▶ _Task to complete_
Look through the data and write out every line with the word "that" in it.

▶ _Records supplied_

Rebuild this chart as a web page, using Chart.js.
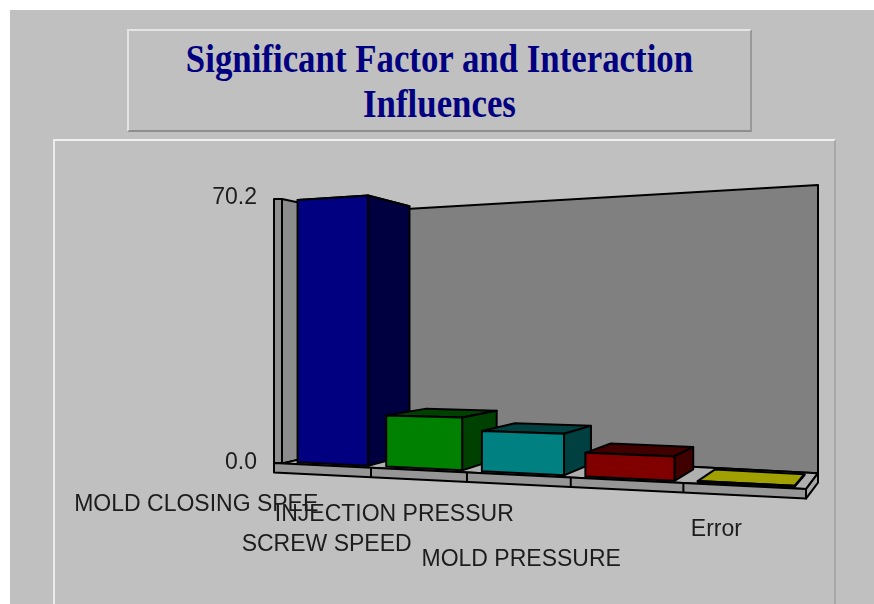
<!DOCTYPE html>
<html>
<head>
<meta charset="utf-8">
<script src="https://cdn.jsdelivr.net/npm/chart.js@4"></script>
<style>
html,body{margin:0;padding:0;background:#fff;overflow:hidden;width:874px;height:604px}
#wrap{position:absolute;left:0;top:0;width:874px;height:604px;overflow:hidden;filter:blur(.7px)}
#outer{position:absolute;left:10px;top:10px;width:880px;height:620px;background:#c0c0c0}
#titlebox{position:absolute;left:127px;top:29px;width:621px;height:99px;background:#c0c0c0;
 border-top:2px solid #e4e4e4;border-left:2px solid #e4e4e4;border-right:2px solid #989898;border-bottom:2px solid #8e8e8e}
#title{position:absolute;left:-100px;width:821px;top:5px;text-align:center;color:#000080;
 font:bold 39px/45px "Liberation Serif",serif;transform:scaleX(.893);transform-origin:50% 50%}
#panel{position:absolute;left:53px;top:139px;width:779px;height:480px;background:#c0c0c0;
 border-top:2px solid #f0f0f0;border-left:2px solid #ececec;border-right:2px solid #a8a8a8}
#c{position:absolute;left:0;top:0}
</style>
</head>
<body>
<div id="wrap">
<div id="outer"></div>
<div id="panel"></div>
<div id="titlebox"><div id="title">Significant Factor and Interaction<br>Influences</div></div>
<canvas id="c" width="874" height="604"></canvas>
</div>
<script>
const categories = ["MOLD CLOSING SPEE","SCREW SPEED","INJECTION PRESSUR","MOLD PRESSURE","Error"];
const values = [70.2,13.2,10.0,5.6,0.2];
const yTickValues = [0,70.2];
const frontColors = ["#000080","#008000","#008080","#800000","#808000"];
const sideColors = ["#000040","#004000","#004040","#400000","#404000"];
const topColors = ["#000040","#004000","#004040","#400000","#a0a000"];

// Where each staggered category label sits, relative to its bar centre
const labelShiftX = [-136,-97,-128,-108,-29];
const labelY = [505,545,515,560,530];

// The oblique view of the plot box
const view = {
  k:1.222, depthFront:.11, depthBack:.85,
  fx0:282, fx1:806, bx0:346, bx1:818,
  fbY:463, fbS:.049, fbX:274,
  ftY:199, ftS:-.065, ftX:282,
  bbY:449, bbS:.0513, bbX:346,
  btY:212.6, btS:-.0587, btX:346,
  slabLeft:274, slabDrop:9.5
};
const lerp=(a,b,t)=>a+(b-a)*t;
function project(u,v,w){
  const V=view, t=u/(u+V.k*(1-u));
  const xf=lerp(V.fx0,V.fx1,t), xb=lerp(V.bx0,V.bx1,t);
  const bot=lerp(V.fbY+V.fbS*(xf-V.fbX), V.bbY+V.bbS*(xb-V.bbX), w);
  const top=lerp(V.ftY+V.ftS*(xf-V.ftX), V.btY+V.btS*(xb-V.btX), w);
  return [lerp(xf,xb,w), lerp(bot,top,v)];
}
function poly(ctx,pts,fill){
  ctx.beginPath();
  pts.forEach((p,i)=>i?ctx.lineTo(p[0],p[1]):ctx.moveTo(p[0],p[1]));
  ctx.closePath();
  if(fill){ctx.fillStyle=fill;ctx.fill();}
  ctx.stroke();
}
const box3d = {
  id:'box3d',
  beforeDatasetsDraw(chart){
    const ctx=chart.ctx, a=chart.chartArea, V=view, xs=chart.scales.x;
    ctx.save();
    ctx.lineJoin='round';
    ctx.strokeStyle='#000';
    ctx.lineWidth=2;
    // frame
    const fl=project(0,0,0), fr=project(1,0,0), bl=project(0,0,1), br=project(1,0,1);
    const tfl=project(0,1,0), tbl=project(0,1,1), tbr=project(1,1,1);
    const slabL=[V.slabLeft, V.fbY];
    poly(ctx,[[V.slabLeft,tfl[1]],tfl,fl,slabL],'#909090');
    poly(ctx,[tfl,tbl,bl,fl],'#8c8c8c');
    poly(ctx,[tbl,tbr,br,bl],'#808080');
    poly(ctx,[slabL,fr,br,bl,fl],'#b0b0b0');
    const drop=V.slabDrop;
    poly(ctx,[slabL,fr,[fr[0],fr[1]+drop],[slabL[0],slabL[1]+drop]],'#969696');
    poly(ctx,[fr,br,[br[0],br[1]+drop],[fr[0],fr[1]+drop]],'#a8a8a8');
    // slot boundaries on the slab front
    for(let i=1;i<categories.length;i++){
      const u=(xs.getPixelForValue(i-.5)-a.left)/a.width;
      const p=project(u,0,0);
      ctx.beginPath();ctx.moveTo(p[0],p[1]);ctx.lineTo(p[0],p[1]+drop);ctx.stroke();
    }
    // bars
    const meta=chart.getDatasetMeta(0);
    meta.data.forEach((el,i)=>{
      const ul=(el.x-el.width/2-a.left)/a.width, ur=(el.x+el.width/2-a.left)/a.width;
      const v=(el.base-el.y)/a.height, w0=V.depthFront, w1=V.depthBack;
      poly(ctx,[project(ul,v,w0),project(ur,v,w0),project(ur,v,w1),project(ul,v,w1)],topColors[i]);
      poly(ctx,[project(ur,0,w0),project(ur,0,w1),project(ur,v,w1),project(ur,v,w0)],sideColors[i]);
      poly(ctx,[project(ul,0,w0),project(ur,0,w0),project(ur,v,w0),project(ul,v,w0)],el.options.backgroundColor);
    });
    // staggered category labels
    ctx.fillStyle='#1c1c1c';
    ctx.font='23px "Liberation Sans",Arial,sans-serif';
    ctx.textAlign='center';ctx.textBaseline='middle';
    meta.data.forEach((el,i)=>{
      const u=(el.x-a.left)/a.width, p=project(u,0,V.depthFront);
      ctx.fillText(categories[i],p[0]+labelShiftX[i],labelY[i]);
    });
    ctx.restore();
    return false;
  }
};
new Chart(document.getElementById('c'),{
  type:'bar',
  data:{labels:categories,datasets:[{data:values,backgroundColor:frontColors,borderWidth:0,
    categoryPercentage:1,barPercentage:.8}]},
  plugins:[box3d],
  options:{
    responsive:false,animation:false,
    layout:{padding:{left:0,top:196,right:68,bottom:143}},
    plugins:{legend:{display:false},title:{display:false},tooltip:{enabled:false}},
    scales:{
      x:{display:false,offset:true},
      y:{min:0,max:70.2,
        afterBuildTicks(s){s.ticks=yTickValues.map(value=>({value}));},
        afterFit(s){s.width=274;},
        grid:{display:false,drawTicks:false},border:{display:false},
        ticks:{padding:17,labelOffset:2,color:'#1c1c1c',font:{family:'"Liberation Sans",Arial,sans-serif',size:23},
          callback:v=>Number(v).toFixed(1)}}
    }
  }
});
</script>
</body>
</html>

--

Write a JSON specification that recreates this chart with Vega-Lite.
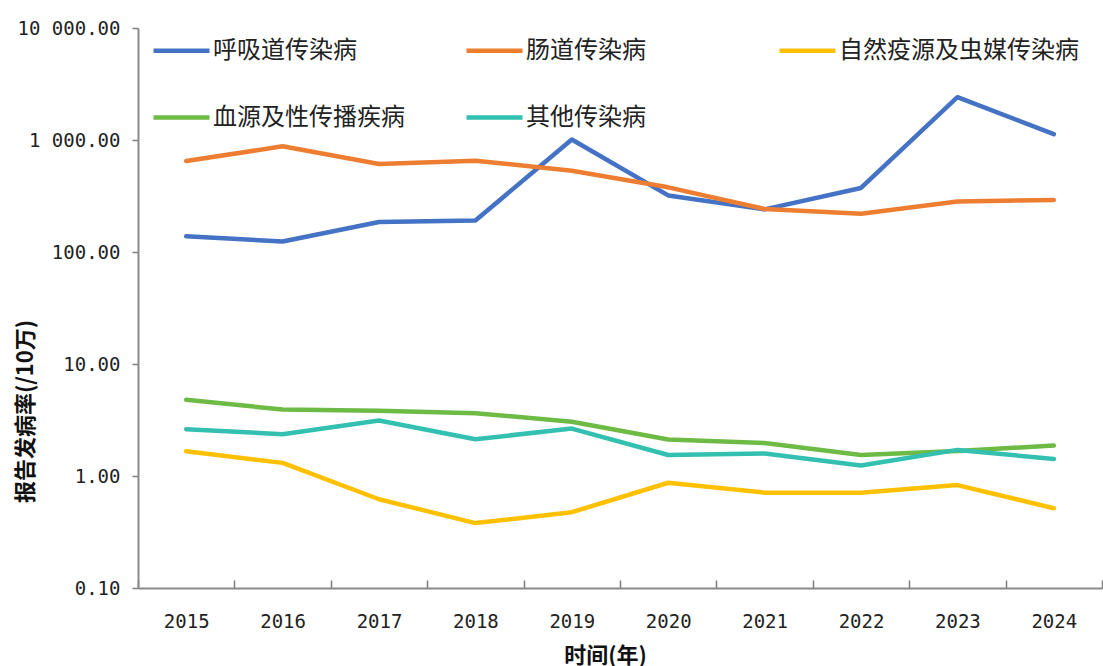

* * *

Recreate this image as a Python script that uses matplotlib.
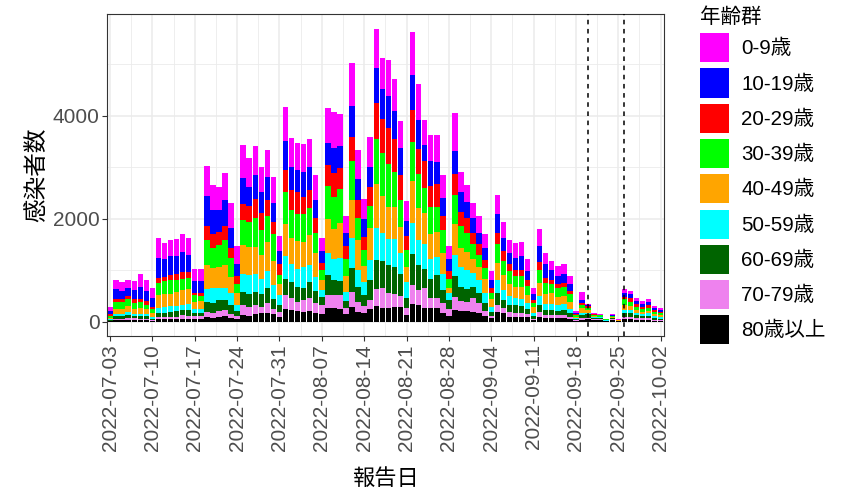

▶ _Solution to the exercise_
Write a JSON specification that recreates this chart with Vega-Lite.
Recreate this image as a Python script that uses matplotlib.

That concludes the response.